建築基準関係規定 高齢者、障害者等の移動等の円滑化の促進に関する法律(バリアフリー法)について
建築基準関係規定の高齢者、障害者等の移動等の円滑化の促進に関する法律についてです。
この法律は、通称「バリアフリー法」と呼ばれていますので、以下「バリアフリー法」とさせて頂きます。
建築基準法施行令第9条には、バリアフリー法は記載されていません。
しかし、バリアフリー法の第14条をみると、理由がわかります。
バリアフリー法 第14条
(特別特定建築物の建築主等の基準適合義務等)
第十四条
建築主等は、特別特定建築物の政令で定める規模以上の建築(用途の変更をして特別特定建築物にすることを含む。以下この条において同じ。)をしようとするときは、当該特別特定建築物(次項において「新築特別特定建築物」という。)を、移動等円滑化のために必要な建築物特定施設の構造及び配置に関する政令で定める基準(以下「建築物移動等円滑化基準」という。)に適合させなければならない。
通常建築基準法が関係規定を定めているのですが、これは逆のパターンですね。
順序は逆でも該当する建築物はバリアフリー法に適合させなければならないので、結局はおなじです。
そして、特別特定建築物とその規模はバリアフリー法の施行令に記載されています。
バリアフリー法施行令 第5条
第五条 法第二条第十七号 の政令で定める特定建築物は、次に掲げるものとする。
バリアフリー法施行令 第9条
第九条
法第十四条第一項 の政令で定める規模は、床面積(増築若しくは改築又は用途の変更の場合にあっては、当該増築若しくは改築又は用途の変更に係る部分の床面積)の合計二千平方メートル(第五条第十八号に掲げる公衆便所にあっては、五十平方メートル)とする。
バリアフリー法のまとめ
バリアフリー法施行令第5条に規定される用途で、床面積が2000㎡以上のものはバリアフリー法の基準に適合させなければなりません。
またここで注意したいのが、バリアフリー法第14条第3項で、地方公共団体が条例により必要事項を付加できるとあります。
これが実は見落としやいので、要注意です。
小規模の老人ホームの計画だから関係ないなと高をくくっていたら、実は条例で面積制限が解除されていた、なんてこともあります。
つまり、計画の際に、特別特定建築物に該当する用途であれば、面積に関係なくバリアフリー法の条例についても調査しておかなければならないのです。
用途によっては、通路幅や表示、便所関係の要求が厳しいので、大幅な変更を強いられる恐れがあります。

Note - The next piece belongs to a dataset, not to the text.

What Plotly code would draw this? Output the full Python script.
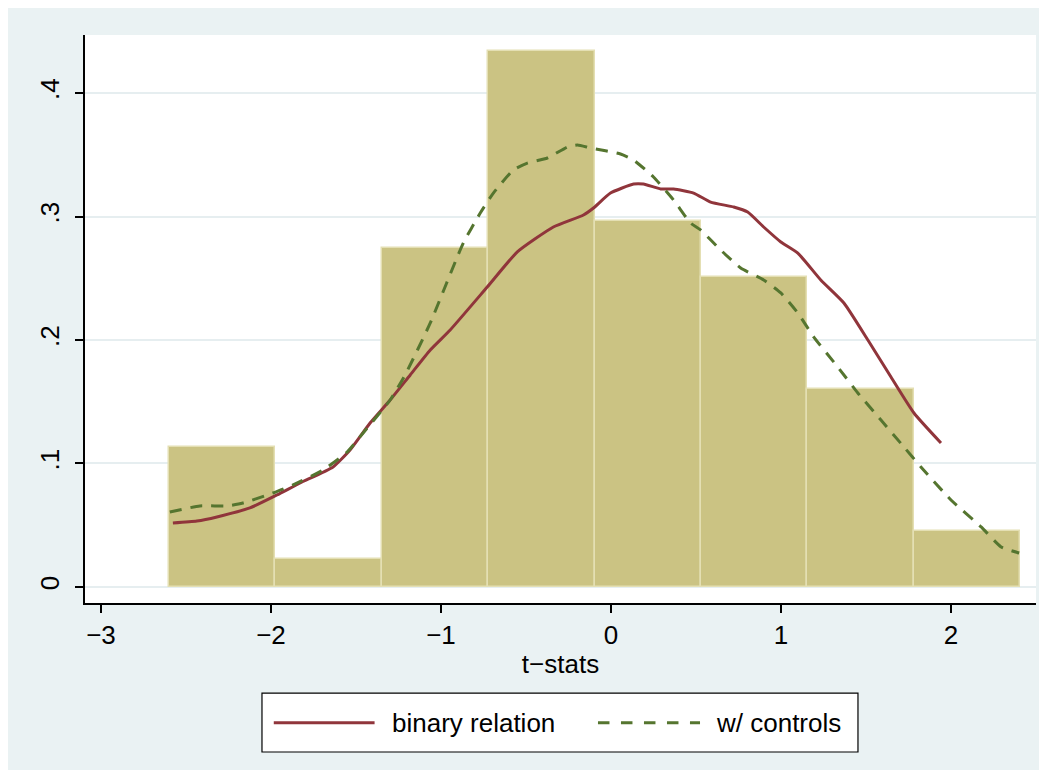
import plotly.graph_objects as go

# Histogram (density) of t-stats
bin_centers = [-2.288, -1.662, -1.036, -0.410, 0.216, 0.842, 1.468, 2.094]
bin_width = 0.626
bin_density = [0.1136, 0.0227, 0.2742, 0.434, 0.2966, 0.2513, 0.1601, 0.0456]

# Kernel density: binary relation
binary_x = [-2.577, -2.436, -2.318, -2.124, -1.965, -1.829, -1.635, -1.535, -1.417, -1.299,
            -1.181, -1.063, -0.946, -0.728, -0.551, -0.339, -0.162, -0.103, -0.003, 0.133,
            0.191, 0.292, 0.368, 0.486, 0.586, 0.722, 0.804, 0.898, 0.999, 1.099,
            1.234, 1.370, 1.511, 1.647, 1.782, 1.941]
binary_y = [0.0518, 0.0534, 0.0567, 0.0640, 0.0745, 0.0842, 0.0972, 0.1109, 0.1328, 0.1514,
            0.1717, 0.1919, 0.2081, 0.2429, 0.2713, 0.2915, 0.3012, 0.3069, 0.3190, 0.3263,
            0.3263, 0.3223, 0.3223, 0.3190, 0.3117, 0.3077, 0.3036, 0.2915, 0.2794, 0.2704,
            0.2486, 0.2300, 0.2000, 0.1700, 0.1409, 0.1166]

# Kernel density: w/ controls
controls_x = [-2.595, -2.418, -2.259, -2.165, -1.988, -1.870, -1.694, -1.552, -1.458, -1.299,
              -1.211, -1.063, -0.869, -0.769, -0.692, -0.574, -0.492, -0.374, -0.256, -0.197,
              -0.121, 0.056, 0.133, 0.250, 0.368, 0.468, 0.527, 0.645, 0.763, 0.898,
              0.999, 1.099, 1.193, 1.334, 1.452, 1.588, 1.723, 1.823, 2.000, 2.177,
              2.295, 2.401]
controls_y = [0.0607, 0.0656, 0.0656, 0.0680, 0.0761, 0.0826, 0.0947, 0.1093, 0.1247, 0.1514,
              0.1717, 0.2138, 0.2785, 0.3028, 0.3190, 0.3377, 0.3433, 0.3474, 0.3563, 0.3579,
              0.3555, 0.3506, 0.3457, 0.3320, 0.3134, 0.2947, 0.2891, 0.2729, 0.2583, 0.2486,
              0.2381, 0.2219, 0.2024, 0.1781, 0.1571, 0.1352, 0.1134, 0.0972, 0.0704, 0.0486,
              0.0324, 0.0275]

series_names = ["binary relation", "w/ controls"]
x_ticks = [-3, -2, -1, 0, 1, 2]
y_ticks = [0, 0.1, 0.2, 0.3, 0.4]
y_ticklabels = ["0", ".1", ".2", ".3", ".4"]

FONT = "Liberation Sans, Arial, Helvetica, sans-serif"
BG = "#EAF2F3"
GRID = "#E6EEF0"
RED = "#90353B"
GREEN = "#55752F"
FS = 26

fig = go.Figure()
fig.add_trace(go.Bar(
    x=bin_centers, y=bin_density, width=bin_width,
    marker=dict(color="#CBC383", line=dict(color="#E4DFB3", width=1.5)),
    showlegend=False, hoverinfo="skip",
))
fig.add_trace(go.Scatter(
    x=binary_x, y=binary_y, mode="lines", name=series_names[0], showlegend=False,
    line=dict(color=RED, width=3, shape="spline", smoothing=0.5),
))
fig.add_trace(go.Scatter(
    x=controls_x, y=controls_y, mode="lines", name=series_names[1], showlegend=False,
    line=dict(color=GREEN, width=3, dash="12px,9px", shape="spline", smoothing=0.5),
))

# Stata-style legend box below the plot (paper coordinates)
ly = -0.211
shapes = [
    dict(type="rect", xref="paper", yref="paper", x0=0.1861, x1=0.8128, y0=-0.2623, y1=-0.1585,
         fillcolor="white", line=dict(color="black", width=1.2), layer="above"),
    dict(type="line", xref="paper", yref="paper", x0=0.1985, x1=0.3045, y0=ly, y1=ly,
         line=dict(color=RED, width=3), layer="above"),
    dict(type="line", xref="paper", yref="paper", x0=0.5394, x1=0.6467, y0=ly, y1=ly,
         line=dict(color=GREEN, width=3, dash="11.5px,11.5px"), layer="above"),
]
annotations = [
    dict(xref="paper", yref="paper", x=0.3207, y=ly, xanchor="left", yanchor="middle",
         text=series_names[0], showarrow=False, font=dict(size=FS)),
    dict(xref="paper", yref="paper", x=0.6614, y=ly, xanchor="left", yanchor="middle",
         text=series_names[1], showarrow=False, font=dict(size=FS)),
]

fig.update_layout(
    width=1047, height=770, autosize=False,
    margin=dict(l=77, r=19, t=27, b=175),
    paper_bgcolor=BG, plot_bgcolor="white",
    font=dict(family=FONT, size=FS, color="black"),
    bargap=0, showlegend=False,
    shapes=shapes, annotations=annotations,
)
fig.update_xaxes(
    range=[-3.094, 2.5], tickvals=x_ticks,
    showline=True, linecolor="black", linewidth=1.5,
    ticks="outside", ticklen=8, tickwidth=1.5, tickcolor="black",
    showgrid=False, zeroline=False,
    title=dict(text="t\u2212stats", standoff=6, font=dict(size=FS)),
    tickfont=dict(size=FS),
)
fig.update_yaxes(
    range=[-0.013, 0.447], tickvals=y_ticks, ticktext=y_ticklabels,
    showline=True, linecolor="black", linewidth=1.5,
    ticks="outside", ticklen=8, tickwidth=1.5, tickcolor="black",
    showgrid=True, gridcolor=GRID, gridwidth=1.5,
    zeroline=True, zerolinecolor=GRID, zerolinewidth=1.5,
    tickangle=-90, ticklabelstandoff=6, tickfont=dict(size=FS),
)

fig.write_html("out.html")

特別特定建築物と、特定建築物の2種類があり、若干紛らわしいのも注意が必要ですね。
また、単純に「特別特定建築物で2000㎡」と覚えていると、無駄な作業をしてしまう場合もあります。
バリアフリー法の施行令第9条でその2000㎡のことが出てきますが、増築や用途変更の場合は、その部分が2000㎡以上でなければ適合させなくていいということになっています。
もちろん、バリアフリー法に適合していることに越したことはありませんが、その辺りはコストや時間とのバランスがものをいいそうです。